Written instruction: Skip all pictures, then copy the lines from the start of the data through the line with "length=0, labelsize=13, pad=14)", keeping both ends.

Collected data:
((

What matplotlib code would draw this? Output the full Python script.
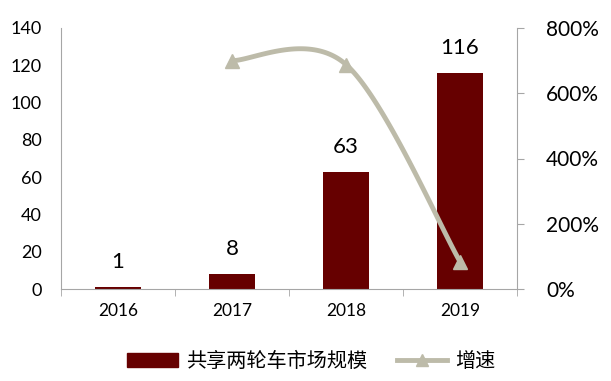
import numpy as np
import matplotlib
matplotlib.use("Agg")
import matplotlib.pyplot as plt
from matplotlib.ticker import FuncFormatter
from matplotlib.patches import Patch
from matplotlib.lines import Line2D

plt.rcParams["font.family"] = ["Lato", "Noto Sans CJK SC", "DejaVu Sans"]

years = ["2016", "2017", "2018", "2019"]
market = [1, 8, 63, 116]
growth = [None, 700, 688, 84]  # %

BAR_COLOR = "#660000"
LINE_COLOR = "#BDBBA9"
SPINE = "#A6A6A6"

fig = plt.figure(figsize=(6.11, 3.81), dpi=100)
ax = fig.add_axes([61 / 611, 1 - 289 / 381, 456 / 611, 261 / 381])
ax2 = ax.twinx()

x = np.arange(len(years))
ax.bar(x, market, width=0.4, color=BAR_COLOR, zorder=2)
for xi, v in zip(x, market):
    ax.text(xi, v + 8, str(v), ha="center", va="bottom", fontsize=16)

ax.set_xlim(-0.5, 3.5)
ax.set_ylim(0, 140)
ax.set_yticks(range(0, 141, 20))
ax.set_xticks(x)
ax.set_xticklabels(years)
ax.set_xticks(np.arange(-0.5, 3.6, 1), minor=True)
ax.tick_params(axis="x", which="major", length=0, labelsize=12.5, pad=10)
ax.tick_params(axis="x", which="minor", length=5, color=SPINE, direction="out")
ax.tick_params(axis="y", length=0, labelsize=13, pad=14)

# smoothed growth line (Excel-like bezier), computed in pixel-scaled units
gx = [i for i, g in enumerate(growth) if g is not None]
gy = [g for g in growth if g is not None]
sx, sy = 114.0, 261.0 / 800.0
P = np.column_stack([np.array(gx) * sx, np.array(gy) * sy])
curve = []
n = len(P)
for i in range(n - 1):
    p0 = P[i - 1] if i > 0 else P[i]
    p1, p2 = P[i], P[i + 1]
    p3 = P[i + 2] if i + 2 < n else P[i + 1]
    c1 = p1 + (p2 - p0) / 6
    c2 = p2 - (p3 - p1) / 6
    t = np.linspace(0, 1, 60)[:, None]
    seg = (1 - t) ** 3 * p1 + 3 * (1 - t) ** 2 * t * c1 + 3 * (1 - t) * t ** 2 * c2 + t ** 3 * p2
    curve.append(seg)
curve = np.vstack(curve)
ax2.plot(curve[:, 0] / sx, curve[:, 1] / sy, color=LINE_COLOR, lw=3.5,
         solid_capstyle="round", zorder=3)
ax2.plot(gx, gy, linestyle="none", marker="^", markersize=10,
         color=LINE_COLOR, zorder=4)

ax2.set_ylim(0, 800)
ax2.set_yticks(range(0, 801, 200))
ax2.yaxis.set_major_formatter(FuncFormatter(lambda v, _: f"{int(v)}%"))
ax2.tick_params(axis="y", length=5, color=SPINE, labelsize=15, pad=16)

for a in (ax, ax2):
    a.spines["top"].set_visible(False)
    for s in ("left", "right", "bottom"):
        a.spines[s].set_color(SPINE)
ax.spines["right"].set_visible(False)
ax2.spines["left"].set_visible(False)
ax2.spines["bottom"].set_visible(False)

# legend
handles = [
    Patch(color=BAR_COLOR, label="共享两轮车市场规模"),
    Line2D([], [], color=LINE_COLOR, lw=3.5, marker="^", markersize=8,
           label="增速"),
]
fig.legend(handles=handles, loc="center", bbox_to_anchor=(0.51, 0.05),
           ncol=2, frameon=False, handlelength=2.5,
           columnspacing=1.5, handletextpad=0.4,
           prop={"family": ["Noto Sans CJK SC", "DejaVu Sans"], "size": 14.5})

fig.savefig("out.png", dpi=100)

))

Output for this exercise:
What matplotlib code would draw this? Output the full Python script.
import numpy as np
import matplotlib
matplotlib.use("Agg")
import matplotlib.pyplot as plt
from matplotlib.ticker import FuncFormatter
from matplotlib.patches import Patch
from matplotlib.lines import Line2D

plt.rcParams["font.family"] = ["Lato", "Noto Sans CJK SC", "DejaVu Sans"]

years = ["2016", "2017", "2018", "2019"]
market = [1, 8, 63, 116]
growth = [None, 700, 688, 84]  # %

BAR_COLOR = "#660000"
LINE_COLOR = "#BDBBA9"
SPINE = "#A6A6A6"

fig = plt.figure(figsize=(6.11, 3.81), dpi=100)
ax = fig.add_axes([61 / 611, 1 - 289 / 381, 456 / 611, 261 / 381])
ax2 = ax.twinx()

x = np.arange(len(years))
ax.bar(x, market, width=0.4, color=BAR_COLOR, zorder=2)
for xi, v in zip(x, market):
    ax.text(xi, v + 8, str(v), ha="center", va="bottom", fontsize=16)

ax.set_xlim(-0.5, 3.5)
ax.set_ylim(0, 140)
ax.set_yticks(range(0, 141, 20))
ax.set_xticks(x)
ax.set_xticklabels(years)
ax.set_xticks(np.arange(-0.5, 3.6, 1), minor=True)
ax.tick_params(axis="x", which="major", length=0, labelsize=12.5, pad=10)
ax.tick_params(axis="x", which="minor", length=5, color=SPINE, direction="out")
ax.tick_params(axis="y", length=0, labelsize=13, pad=14)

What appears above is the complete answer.